What is needed:
Write out each line that follows exactly as it stands, without the pictures.

------ Data shown

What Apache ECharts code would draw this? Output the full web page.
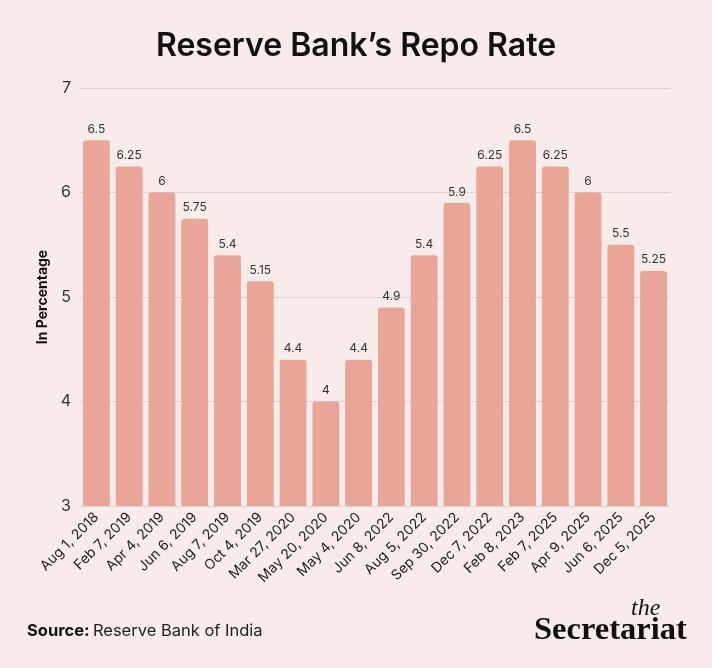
<!DOCTYPE html>
<html>
<head>
<meta charset="utf-8">
<script src="https://cdn.jsdelivr.net/npm/echarts@6/dist/echarts.min.js"></script>
<style>
html,body{margin:0;padding:0;background:#F8ECEB;}
#chart{width:712px;height:668px;}
</style>
</head>
<body>
<div id="chart"></div>
<script>
const categories = ["Aug 1, 2018","Feb 7, 2019","Apr 4, 2019","Jun 6, 2019","Aug 7, 2019","Oct 4, 2019","Mar 27, 2020","May 20, 2020","May 4, 2020","Jun 8, 2022","Aug 5, 2022","Sep 30, 2022","Dec 7, 2022","Feb 8, 2023","Feb 7, 2025","Apr 9, 2025","Jun 6, 2025","Dec 5, 2025"];
const repoRate = [6.5,6.25,6,5.75,5.4,5.15,4.4,4,4.4,4.9,5.4,5.9,6.25,6.5,6.25,6,5.5,5.25];
const yTicks = [3,4,5,6,7];

const chart = echarts.init(document.getElementById('chart'));
chart.setOption({
  backgroundColor: '#F8ECEB',
  animation: false,
  textStyle: {fontFamily: 'Inter'},
  title: {
    text: 'Reserve Bank’s Repo Rate',
    left: 'center',
    top: 25,
    textStyle: {fontFamily: 'Inter', fontWeight: 600, fontSize: 32, color: '#111'}
  },
  grid: {left: 80, right: 42, top: 88, bottom: 162},
  xAxis: {
    type: 'category',
    data: categories,
    axisLine: {show: false},
    axisTick: {show: false},
    axisLabel: {rotate: 45, fontSize: 14, color: '#222', margin: 9, interval: 0}
  },
  yAxis: {
    type: 'value',
    min: yTicks[0],
    max: yTicks[yTicks.length - 1],
    interval: 1,
    name: 'In Percentage',
    nameLocation: 'middle',
    nameGap: 28,
    nameTextStyle: {fontFamily: 'Inter', fontWeight: 'bold', fontSize: 14, color: '#111'},
    axisLine: {show: false},
    axisTick: {show: false},
    axisLabel: {fontSize: 16, color: '#333', margin: 9},
    splitLine: {lineStyle: {color: '#DDD2D1', width: 1}}
  },
  series: [{
    type: 'bar',
    data: repoRate,
    barCategoryGap: '18%',
    itemStyle: {color: '#E9A598', borderRadius: [3, 3, 0, 0]},
    label: {show: true, position: 'top', fontSize: 12, color: '#333', distance: 5}
  }],
  graphic: [
    {
      type: 'text', left: 27, top: 623,
      style: {
        text: '{b|Source:} {n|Reserve Bank of India}',
        rich: {
          b: {fontFamily: 'Inter', fontWeight: 'bold', fontSize: 16.5, fill: '#111'},
          n: {fontFamily: 'Inter', fontSize: 16.5, fill: '#222'}
        }
      }
    },
    {
      type: 'text', left: 631, top: 597,
      style: {text: 'the', fontFamily: 'Liberation Serif', fontStyle: 'italic', fontSize: 24, fill: '#111'}
    },
    {
      type: 'text', left: 534, top: 614,
      style: {text: 'Secretariat', fontFamily: 'Liberation Serif', fontWeight: 'bold', fontSize: 32.5, fill: '#111'}
    }
  ]
});
</script>
</body>
</html>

------------

Reply:
What Apache ECharts code would draw this? Output the full web page.
<!DOCTYPE html>
<html>
<head>
<meta charset="utf-8">
<script src="https://cdn.jsdelivr.net/npm/echarts@6/dist/echarts.min.js"></script>
<style>
html,body{margin:0;padding:0;background:#F8ECEB;}
#chart{width:712px;height:668px;}
</style>
</head>
<body>
<div id="chart"></div>
<script>
const categories = ["Aug 1, 2018","Feb 7, 2019","Apr 4, 2019","Jun 6, 2019","Aug 7, 2019","Oct 4, 2019","Mar 27, 2020","May 20, 2020","May 4, 2020","Jun 8, 2022","Aug 5, 2022","Sep 30, 2022","Dec 7, 2022","Feb 8, 2023","Feb 7, 2025","Apr 9, 2025","Jun 6, 2025","Dec 5, 2025"];
const repoRate = [6.5,6.25,6,5.75,5.4,5.15,4.4,4,4.4,4.9,5.4,5.9,6.25,6.5,6.25,6,5.5,5.25];
const yTicks = [3,4,5,6,7];

const chart = echarts.init(document.getElementById('chart'));
chart.setOption({
  backgroundColor: '#F8ECEB',
  animation: false,
  textStyle: {fontFamily: 'Inter'},
  title: {
    text: 'Reserve Bank’s Repo Rate',
    left: 'center',
    top: 25,
    textStyle: {fontFamily: 'Inter', fontWeight: 600, fontSize: 32, color: '#111'}
  },
  grid: {left: 80, right: 42, top: 88, bottom: 162},
  xAxis: {
    type: 'category',
    data: categories,
    axisLine: {show: false},
    axisTick: {show: false},
    axisLabel: {rotate: 45, fontSize: 14, color: '#222', margin: 9, interval: 0}
  },
  yAxis: {
    type: 'value',
    min: yTicks[0],
    max: yTicks[yTicks.length - 1],
    interval: 1,
    name: 'In Percentage',
    nameLocation: 'middle',
    nameGap: 28,
    nameTextStyle: {fontFamily: 'Inter', fontWeight: 'bold', fontSize: 14, color: '#111'},
    axisLine: {show: false},
    axisTick: {show: false},
    axisLabel: {fontSize: 16, color: '#333', margin: 9},
    splitLine: {lineStyle: {color: '#DDD2D1', width: 1}}
  },
  series: [{
    type: 'bar',
    data: repoRate,
    barCategoryGap: '18%',
    itemStyle: {color: '#E9A598', borderRadius: [3, 3, 0, 0]},
    label: {show: true, position: 'top', fontSize: 12, color: '#333', distance: 5}
  }],
  graphic: [
    {
      type: 'text', left: 27, top: 623,
      style: {
        text: '{b|Source:} {n|Reserve Bank of India}',
        rich: {
          b: {fontFamily: 'Inter', fontWeight: 'bold', fontSize: 16.5, fill: '#111'},
          n: {fontFamily: 'Inter', fontSize: 16.5, fill: '#222'}
        }
      }
    },
    {
      type: 'text', left: 631, top: 597,
      style: {text: 'the', fontFamily: 'Liberation Serif', fontStyle: 'italic', fontSize: 24, fill: '#111'}
    },
    {
      type: 'text', left: 534, top: 614,
      style: {text: 'Secretariat', fontFamily: 'Liberation Serif', fontWeight: 'bold', fontSize: 32.5, fill: '#111'}
    }
  ]
});
</script>
</body>
</html>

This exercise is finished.